Weinstein’s research focuses on estimating the economic impact of shale development for states and regions that have adopted hydraulic fracturing methods and micro-seismic technology to extract natural gas and oil from underground shale plays. Weinstein’s research builds on existing research in the field, which has been conducted with varying results. In her work, Weinstein examines the boom cycle of shale development, modeled after similar work that looked at the boom and bust cycles for the coal industry in the US in the 1970s and 1980s. Early in her studies at AEDE she studied shale development impacts in Pennsylvania and Ohio; after much success in this area she has expanded her research to perform a more rigorous national analysis of the economic impact of shale development in shale plays across the US.
Using data from 2001 to 2011 acquired from the U.S. Economic Modeling Specialists International, Weinstein conducted a new variant of the difference-in-difference methodology to examine how the economies of counties across the US were affected by shale development over this timespan. This methodology enabled her to use a larger sample and incorporate better controls to detect differences in trends between boom counties and non-boom counties. As she notes in her research, this was the key to achieving a better counterfactual to determine the difference between what would have happened to these boom counties had there been no boom and what actually occurred. Her research method also provides insight into the labor market restructuring occurring due to shale booms and provides an understanding of the mechanisms behind the “natural resource curse” previously found at the county level in earlier studies.
In her analysis Weinstein found that there was a very sharp increase in oil and gas employment in boom counties starting around 2004. Around this time, growth rates in employment for boom and non-boom counties seemed to be diverging, and even more so for earnings. She found that boom counties were associated with an annualized increase in employment of 1.59 percent and an annual increase in earnings of 3 percent. Further, Weinstein found that boom counties experienced a 2.6 percent increase in employment during the first year of the boom, but this employment growth decreased by 0.62 percent each subsequent year. Her analysis also showed that the boom counties were experiencing a 6 percent increase in total earnings in the first year, however, that impact decreased by about 1.6 percent each subsequent year. Overall, the results suggest that 1 additional oil and gas worker is associated with 0.46 additional jobs; suggesting that the impact of shale development on employment is modest with an employment multiplier of only 1.46.

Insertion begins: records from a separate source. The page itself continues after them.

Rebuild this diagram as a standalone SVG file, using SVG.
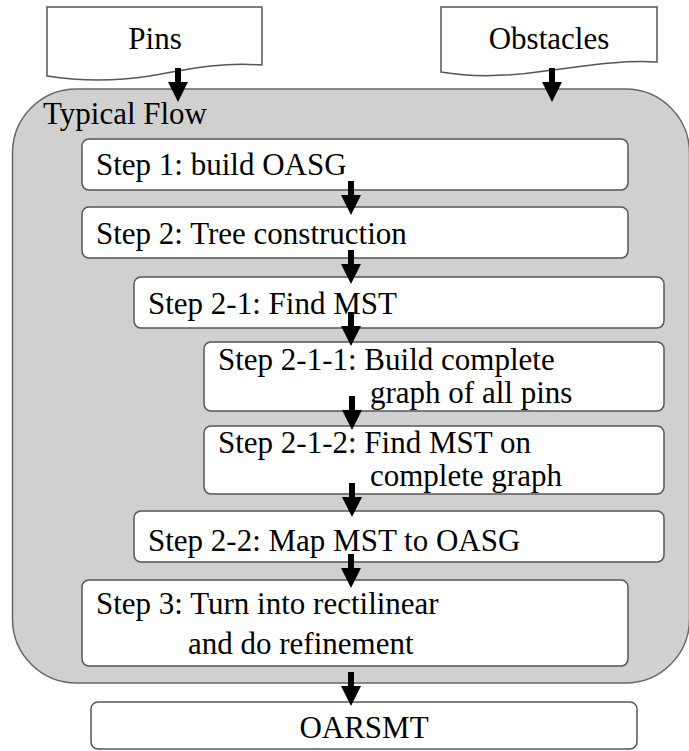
<svg xmlns="http://www.w3.org/2000/svg" width="689" height="751" viewBox="0 0 689 751">
  <defs>
    <!-- block arrow pointing down, origin at the tail centre -->
    <path id="blk" d="M-3,0 H3 V14 H10 L0,34 L-10,14 H-3 Z" fill="#000000"/>
  </defs>

  <rect width="689" height="751" fill="#ffffff"/>

  <!-- inputs -->
  <g id="pins">
    <path d="M47,7 H262 V65 C215,62 185,70 150,76 C112,82 78,81 47,76 Z" fill="#ffffff" stroke="#555555" stroke-width="1.5"/>
    <text x="155" y="49" text-anchor="middle" font-family="Liberation Serif" font-size="31" fill="#000000">Pins</text>
  </g>
  <g id="obstacles">
    <path d="M441,7 H657 V62 C620,60 585,66 545,71 C505,77 470,77 441,72 Z" fill="#ffffff" stroke="#555555" stroke-width="1.5"/>
    <text x="549" y="49" text-anchor="middle" font-family="Liberation Serif" font-size="31" fill="#000000">Obstacles</text>
  </g>

  <!-- flow container -->
  <g id="typical-flow">
    <rect x="12.5" y="89" width="677" height="594" rx="64" ry="64" fill="#d0d0d0" stroke="#666666" stroke-width="1.5"/>
    <text x="43" y="124" font-family="Liberation Serif" font-size="31" fill="#000000">Typical Flow</text>
  </g>

  <g id="step1">
    <rect x="82" y="139" width="546" height="51" rx="7" fill="#ffffff" stroke="#555555" stroke-width="1.5"/>
    <text x="96" y="175" font-family="Liberation Serif" font-size="31" fill="#000000">Step 1: build OASG</text>
  </g>
  <g id="step2">
    <rect x="82" y="207" width="546" height="51" rx="7" fill="#ffffff" stroke="#555555" stroke-width="1.5"/>
    <text x="96" y="244" font-family="Liberation Serif" font-size="31" fill="#000000">Step 2: Tree construction</text>
  </g>
  <g id="step2-1">
    <rect x="134" y="277" width="530" height="51" rx="7" fill="#ffffff" stroke="#555555" stroke-width="1.5"/>
    <text x="148" y="314" font-family="Liberation Serif" font-size="31" fill="#000000">Step 2-1: Find MST</text>
  </g>
  <g id="step2-1-1">
    <rect x="204" y="342" width="460" height="69" rx="7" fill="#ffffff" stroke="#555555" stroke-width="1.5"/>
    <text x="218" y="370" font-family="Liberation Serif" font-size="31" fill="#000000">Step 2-1-1: Build complete</text>
    <text x="370" y="403" font-family="Liberation Serif" font-size="31" fill="#000000">graph of all pins</text>
  </g>
  <g id="step2-1-2">
    <rect x="204" y="426" width="460" height="68" rx="7" fill="#ffffff" stroke="#555555" stroke-width="1.5"/>
    <text x="218" y="453" font-family="Liberation Serif" font-size="31" fill="#000000">Step 2-1-2: Find MST on</text>
    <text x="370" y="486" font-family="Liberation Serif" font-size="31" fill="#000000">complete graph</text>
  </g>
  <g id="step2-2">
    <rect x="134" y="511" width="530" height="51" rx="7" fill="#ffffff" stroke="#555555" stroke-width="1.5"/>
    <text x="148" y="551" font-family="Liberation Serif" font-size="31" fill="#000000">Step 2-2: Map MST to OASG</text>
  </g>
  <g id="step3">
    <rect x="82" y="580" width="546" height="86" rx="7" fill="#ffffff" stroke="#555555" stroke-width="1.5"/>
    <text x="96" y="614" font-family="Liberation Serif" font-size="31" fill="#000000">Step 3: Turn into rectilinear</text>
    <text x="188" y="654" font-family="Liberation Serif" font-size="31" fill="#000000">and do refinement</text>
  </g>

  <!-- output -->
  <g id="oarsmt">
    <rect x="91" y="702" width="546" height="47" rx="7" fill="#ffffff" stroke="#555555" stroke-width="1.5"/>
    <text x="364" y="738" text-anchor="middle" font-family="Liberation Serif" font-size="31" fill="#000000">OARSMT</text>
  </g>

  <!-- connectors -->
  <g id="connectors">
    <use href="#blk" x="178" y="68"/>
    <use href="#blk" x="552" y="68"/>
    <use href="#blk" x="351" y="181"/>
    <use href="#blk" x="351" y="250"/>
    <use href="#blk" x="351" y="312"/>
    <use href="#blk" x="352" y="396"/>
    <use href="#blk" x="352" y="483"/>
    <use href="#blk" x="351" y="554"/>
    <use href="#blk" x="351" y="672"/>
  </g>
</svg>
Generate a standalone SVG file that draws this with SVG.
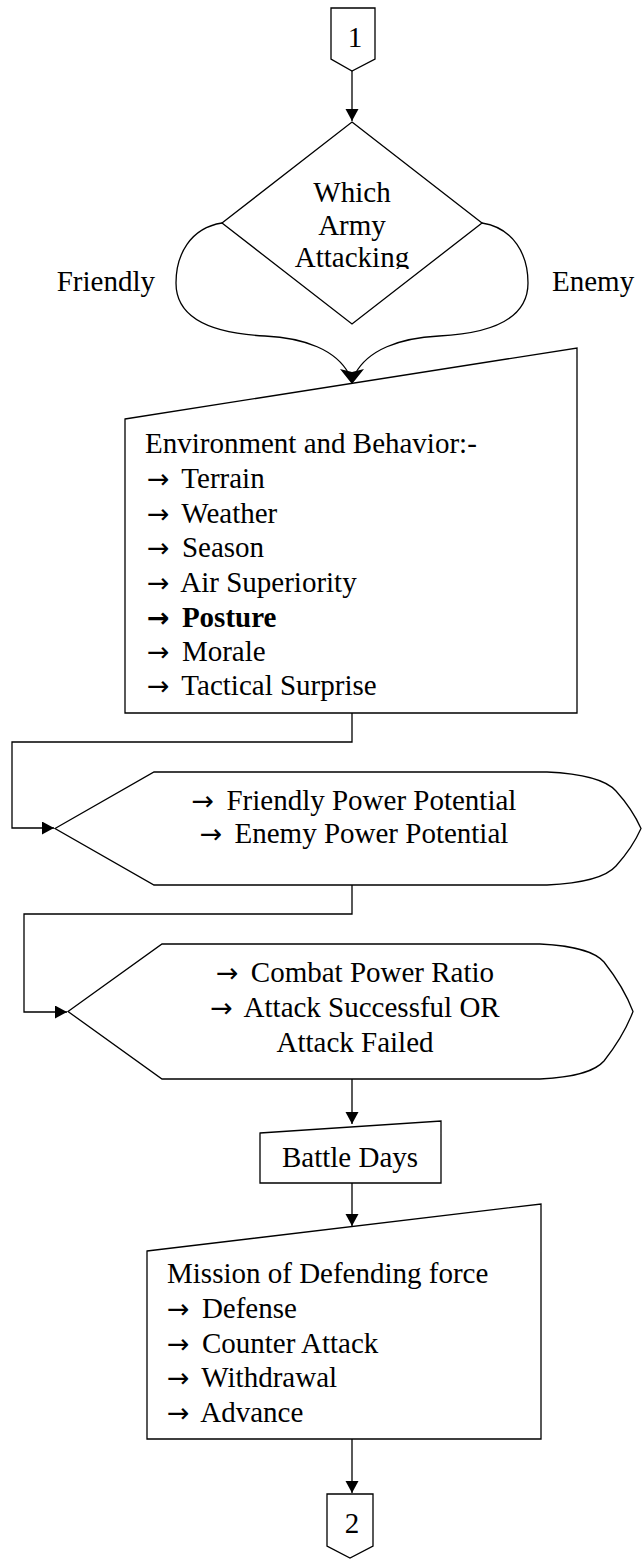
<svg xmlns="http://www.w3.org/2000/svg" width="643" height="1560" viewBox="0 0 643 1560">
<style>
.s{fill:#fff;stroke:#000;stroke-width:1.3}
.l{fill:none;stroke:#000;stroke-width:1.3}
.h{fill:#000;stroke:none}
text{font-family:"Liberation Serif","Times New Roman",serif;font-size:29px;fill:#000}
.a{font-family:"DejaVu Sans","Liberation Sans",sans-serif;font-size:27px}
.c{text-anchor:middle}
.b{font-weight:bold}
</style>
<defs>
<marker id="ar" markerUnits="userSpaceOnUse" markerWidth="14" markerHeight="14" refX="12" refY="6.5" orient="auto">
<path d="M0,0 L12,6.5 L0,13 z" fill="#000"/>
</marker>
<clipPath id="dclip"><rect x="200" y="150" width="300" height="119"/></clipPath>
</defs>

<g id="connectors">
<line class="l" x1="352" y1="71" x2="352" y2="121" marker-end="url(#ar)"/>
<path class="l" d="M222,223 C190,228 176,255 176,283 C176,315 205,333 265,336 C305,338 336,350 349,374"/>
<path class="l" d="M482,223 C514,228 528,255 528,283 C528,315 499,333 439,336 C399,338 368,350 355,374"/>
<polygon class="h" points="340,369 352,372 364,369 352,384"/>
<polyline class="l" points="352,713 352,742 12,742 12,828 54,828" marker-end="url(#ar)"/>
<polyline class="l" points="352,885 352,914 24,914 24,1012 67,1012" marker-end="url(#ar)"/>
<line class="l" x1="352" y1="1079" x2="352" y2="1124" marker-end="url(#ar)"/>
<line class="l" x1="352" y1="1183" x2="352" y2="1226" marker-end="url(#ar)"/>
<line class="l" x1="352" y1="1439" x2="352" y2="1493" marker-end="url(#ar)"/>
</g>

<g id="start-connector">
<polygon class="s" points="331,8 375,8 375,59 352,71 331,59"/>
<text class="c" x="355" y="47">1</text>
</g>

<g id="decision">
<polygon class="s" points="352,122 482,223 352,324 222,223"/>
<g clip-path="url(#dclip)">
<text class="c" x="352" y="202">Which</text>
<text class="c" x="352" y="235">Army</text>
<text class="c" x="352" y="267">Attacking</text>
</g>
</g>

<g id="label-friendly"><text x="155" y="291" text-anchor="end">Friendly</text></g>
<g id="label-enemy"><text x="552" y="291">Enemy</text></g>

<g id="environment">
<polygon class="s" points="125,419 577,348 577,713 125,713"/>
<text x="145" y="453">Environment and Behavior:-</text>
<text x="147" y="488"><tspan class="a">→</tspan><tspan dx="5"> Terrain</tspan></text>
<text x="147" y="523"><tspan class="a">→</tspan><tspan dx="5"> Weather</tspan></text>
<text x="147" y="557"><tspan class="a">→</tspan><tspan dx="5"> Season</tspan></text>
<text x="147" y="592"><tspan class="a">→</tspan><tspan dx="5"> Air Superiority</tspan></text>
<text x="147" y="627" class="b"><tspan class="a">→</tspan><tspan dx="5"> Posture</tspan></text>
<text x="147" y="661"><tspan class="a">→</tspan><tspan dx="5"> Morale</tspan></text>
<text x="147" y="695"><tspan class="a">→</tspan><tspan dx="5"> Tactical Surprise</tspan></text>
</g>

<g id="power-potential">
<path class="s" d="M55,828.5 L154,772 L547,772 C590,774 608,782 616,791 C625,801 635,815 641,828.5 C635,842 625,856 616,866 C608,875 590,883 547,885 L154,885 Z"/>
<text class="c" x="354" y="810"><tspan class="a">→</tspan><tspan dx="5"> Friendly Power Potential</tspan></text>
<text class="c" x="354" y="843"><tspan class="a">→</tspan><tspan dx="5"> Enemy Power Potential</tspan></text>
</g>

<g id="combat-ratio">
<path class="s" d="M68,1011.5 L162,944 L540,944 C580,946 596,953 604,962 C615,976 626,993 633,1011.5 C626,1030 615,1047 604,1061 C596,1070 580,1077 540,1079 L162,1079 Z"/>
<text class="c" x="355" y="982"><tspan class="a">→</tspan><tspan dx="5"> Combat Power Ratio</tspan></text>
<text class="c" x="355" y="1017"><tspan class="a">→</tspan><tspan dx="5"> Attack Successful OR</tspan></text>
<text class="c" x="355" y="1052">Attack Failed</text>
</g>

<g id="battle-days">
<polygon class="s" points="260,1133 441,1121 441,1183 260,1183"/>
<text class="c" x="350" y="1167">Battle Days</text>
</g>

<g id="mission">
<polygon class="s" points="147,1251 541,1204 541,1439 147,1439"/>
<text x="167" y="1283">Mission of Defending force</text>
<text x="167" y="1318"><tspan class="a">→</tspan><tspan dx="5"> Defense</tspan></text>
<text x="167" y="1353"><tspan class="a">→</tspan><tspan dx="5"> Counter Attack</tspan></text>
<text x="167" y="1387"><tspan class="a">→</tspan><tspan dx="5"> Withdrawal</tspan></text>
<text x="167" y="1422"><tspan class="a">→</tspan><tspan dx="5"> Advance</tspan></text>
</g>

<g id="end-connector">
<polygon class="s" points="327,1494 373,1494 373,1546 350,1558 327,1546"/>
<text class="c" x="352" y="1533">2</text>
</g>
</svg>
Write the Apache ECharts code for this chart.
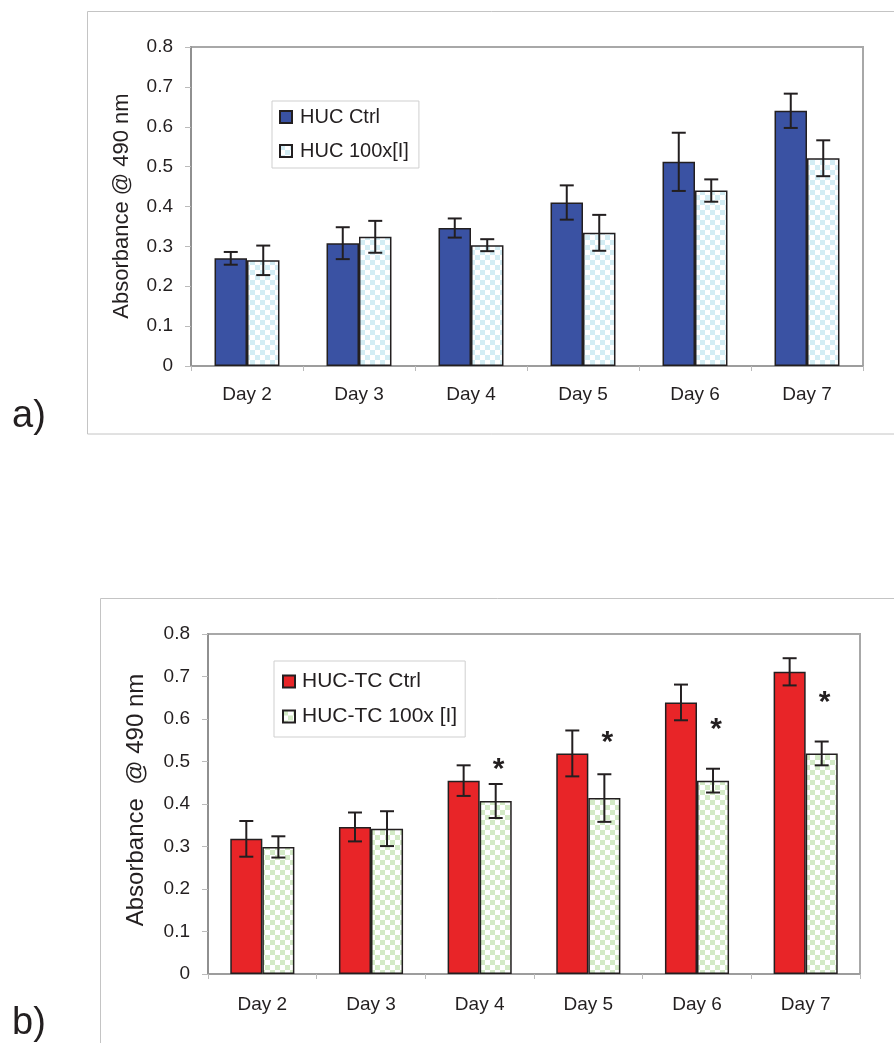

Weinstein hopes that her research will help policymakers to better understand the boom cycle of shale development to better plan for investment in this resource. As she notes, she hopes that a better understanding of the local labor market restructuring that occurs during a resource boom will allow policymakers to better understand the effects of this natural resource boom, which in turn will enable them to better understand and possibly avoid or limit the effects of the “resource curse.” Weinstein’s research has been featured in several news outlets, including the Columbus Dispatch and the Cleveland Plain Dealer.